今日御座山に行くとジュンとお母さんに報告したら「気をつけてね。最近滑落多いから。」と二人から言われ、今日なんか起こるんじゃないかと心の中ではびびっていた。私が大丈夫だったとしても、山男が滑って捻挫とかしたら運べないぞ。一応登山経験者だし元々落ち着いた人だから大丈夫だろうけど、この人もめちゃくちゃ慎重な気持ちにさせておいた方がいいな。ということで、至る所で私の慎重さを見せつけ背中で学ばせる作戦を取ることにした。

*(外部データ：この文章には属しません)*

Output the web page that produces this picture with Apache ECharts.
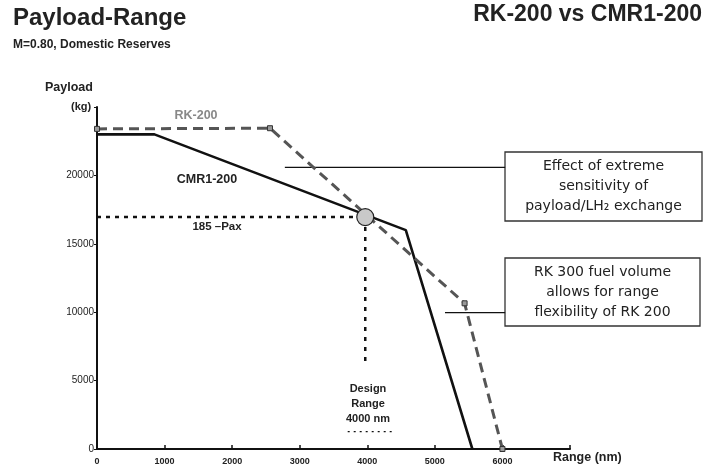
<!DOCTYPE html>
<html>
<head>
<meta charset="utf-8">
<title>Payload-Range</title>
<script src="https://cdn.jsdelivr.net/npm/echarts@6/dist/echarts.min.js"></script>
<style>
  html, body { margin: 0; padding: 0; background: #fff; }
  #main { width: 717px; height: 469px; }
</style>
</head>
<body>
<div id="main"></div>
<script>
// tick labels shown on the axes
var rangeTicks = [0, 1000, 2000, 3000, 4000, 5000, 6000];
var payloadTicks = [0, 5000, 10000, 15000, 20000];

// curves: [range nm, payload kg]
var rk200 = [[0, 23400], [2560, 23450], [5440, 10650], [6000, 0]];
var cmr1200 = [[0, 23000], [850, 23000], [4570, 16000], [5555, 0]];

// design point and its helper lines
var designPoint = [[3970, 16950]];
var paxLine = [[0, 16950], [3970, 16950]];
var designDrop = [[3970, 16950], [3970, 6000]];
var designUnder = [[3710, 1270], [4410, 1270]];

// leader lines going to the note boxes
var leaderEffect = [[2780, 20580], [6040, 20580]];
var leaderFuel = [[5150, 9970], [6040, 9970]];

var FONT = '"Liberation Sans", Arial, sans-serif';
var NOTE_FONT = '"DejaVu Sans", Verdana, sans-serif';

function refLine(name, data, width, dash) {
  return {
    name: name,
    type: 'line',
    data: data,
    showSymbol: false,
    silent: true,
    z: 1,
    lineStyle: { color: '#111', width: width, type: dash }
  };
}

function label(text, x, y, size, color, align) {
  return {
    type: 'text',
    style: {
      text: text,
      x: x,
      y: y,
      font: 'bold ' + size + 'px ' + FONT,
      fill: color,
      textAlign: align || 'left',
      align: align || 'left',
      textVerticalAlign: 'middle',
      verticalAlign: 'middle'
    }
  };
}

function noteBox(x, y, w, h, lines) {
  return {
    type: 'group',
    children: [
      {
        type: 'rect',
        shape: { x: x, y: y, width: w, height: h },
        style: { fill: '#fff', stroke: '#333', lineWidth: 1.3 }
      },
      {
        type: 'text',
        style: {
          text: lines.join('\n'),
          x: x + w / 2,
          y: y + h / 2,
          font: '14px ' + NOTE_FONT,
          fill: '#222',
          lineHeight: 20,
          textAlign: 'center',
          align: 'center',
          textVerticalAlign: 'middle',
          verticalAlign: 'middle'
        }
      }
    ]
  };
}

var chart = echarts.init(document.getElementById('main'));

var option = {
  animation: false,
  backgroundColor: '#fff',
  grid: { left: 97, right: 147, top: 107, bottom: 20 },
  xAxis: {
    type: 'value',
    min: 0,
    max: 7000,
    interval: 1000,
    splitLine: { show: false },
    axisLine: { onZero: false, lineStyle: { color: '#111', width: 2 } },
    axisTick: { inside: true, length: 4, lineStyle: { color: '#111', width: 1.5 } },
    axisLabel: {
      margin: 8,
      fontSize: 9,
      fontWeight: 'bold',
      fontFamily: FONT,
      color: '#222',
      formatter: function (v) {
        return rangeTicks.indexOf(v) >= 0 ? String(v) : '';
      }
    }
  },
  yAxis: {
    type: 'value',
    min: 0,
    max: 25000,
    interval: 5000,
    splitLine: { show: false },
    axisLine: { onZero: false, lineStyle: { color: '#111', width: 2 } },
    axisTick: { length: 3, lineStyle: { color: '#111', width: 1 } },
    axisLabel: {
      margin: 3,
      fontSize: 10,
      fontFamily: FONT,
      color: '#222',
      formatter: function (v) {
        return payloadTicks.indexOf(v) >= 0 ? String(v) : '';
      }
    }
  },
  series: [
    refLine('185 Pax', paxLine, 2.5, [4, 5]),
    refLine('Design drop', designDrop, 2.5, [4, 6]),
    refLine('Design under', designUnder, 1.2, [2, 4]),
    refLine('Leader effect', leaderEffect, 1.2, 'solid'),
    refLine('Leader fuel', leaderFuel, 1.2, 'solid'),
    {
      name: 'CMR1-200',
      type: 'line',
      data: cmr1200,
      showSymbol: false,
      z: 3,
      lineStyle: { color: '#111', width: 2.6 }
    },
    {
      name: 'RK-200',
      type: 'line',
      data: rk200,
      symbol: 'rect',
      symbolSize: 5,
      z: 4,
      itemStyle: { color: '#999', borderColor: '#333', borderWidth: 1 },
      lineStyle: { color: '#555', width: 3, type: [10, 6] }
    },
    {
      name: 'Design point',
      type: 'scatter',
      data: designPoint,
      symbol: 'circle',
      symbolSize: 17,
      z: 10,
      itemStyle: { color: '#c9c9c9', borderColor: '#222', borderWidth: 1.2, opacity: 1 }
    }
  ],
  graphic: [
    label('Payload-Range', 13, 18, 24, '#222'),
    label('M=0.80, Domestic Reserves', 13, 45, 12, '#222'),
    label('RK-200 vs CMR1-200', 702, 15, 23, '#222', 'right'),
    label('Payload', 45, 88, 12.5, '#222'),
    label('(kg)', 71, 107, 11, '#222'),
    label('RK-200', 196, 116, 12.5, '#888', 'center'),
    label('CMR1-200', 207, 180, 12.5, '#222', 'center'),
    label('185 \u2013Pax', 217, 227, 11.5, '#222', 'center'),
    label('Design', 368, 389, 11, '#222', 'center'),
    label('Range', 368, 404, 11, '#222', 'center'),
    label('4000 nm', 368, 419, 11, '#222', 'center'),
    label('Range (nm)', 553, 458, 12.5, '#222'),
    noteBox(505, 152, 197, 69, ['Effect of extreme', 'sensitivity of', 'payload/LH\u2082 exchange']),
    noteBox(505, 258, 195, 68, ['RK 300 fuel volume', 'allows for range', 'flexibility of RK 200'])
  ]
};

chart.setOption(option);
</script>
</body>
</html>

具体的には「ここ滑るから気をつけよう」「最近滑落事故が多いらしいよ」「お母さん山頂のこういうところで死亡事故目撃したことあるんだよ」などという情報を登山中に散りばめてびびらせる。山男は元々慎重な性格なので、見事にびびっており作戦大成功だった。ちょっとかわいそうなほどに。
山を歩くの久しぶりな感じがする。雪山ももちろん山だけど、赤城とか木曽駒ヶ岳とかは雪の上を歩いている感じだから、山の上を歩くのは2ヶ月ぶりくらいかな。散らばった足元も枯葉たち、細かくパターン化していて、鮮やかじゃないけどこの地面のデザイン。晴れてると、木漏れ日のレイヤーがもう1枚そこに足される。この景色が最高に山ですね。
何へ続く道なのか名前もわからないけど、隣の山の盛り上がりには地面に雪が残っていて白い。雪山では木にも雪が乗っていたり、木ごと凍って樹氷になっていたりするけど、ここでは木は普通の顔して生えているのに地面だけが白い。背景の色間違えて塗り足しちゃったみたいで、面白い。

久しぶりに山の上を歩いているから、地面の柄が面白くて下ばかり見ていたら、鹿のフンだらけのエリアに来て「流石に鹿のフンありすぎて避けて通るのむずいな」と思っていたら、登山道から外れたところをしばらく歩いていたことに気がついた。鹿のフンがありすぎるところに勝手に立ち入ってるのは私の方でした。今日はジュンがいないから先導してくれる人も間違えてたら教えてくれる人もいないということを序盤に再確認し、改めて地図を握りしめた。
山男は登りの間もずっと元気で、今日ここに来られた喜びを噛み締めているように見えた。歩き始めてから自分が山岳部だった時のエピソードがどんどん出てきて私に語っていたので、山を歩くことが山岳部での思い出とリンクして、青春時代の記憶の蓋が開いたのだと思った。同じ景色じゃないはずなのに、山を一歩歩くごとに当時の記憶がミュージックビデオのように、ハイライトになって鮮やかに頭の中に流れる。その時に自分が思い出すところって、景色っていうよりもその時の感情なの、なんでなんだろうな。楽しかったーとか怖かったーとか、頭でなく心が受けたダイレクトな思いをそのまま冷凍保存していた感じ。今日山を歩くことで、山男が青春と邂逅できているのなら、それだけでもう十分今日来てよかったになると思った。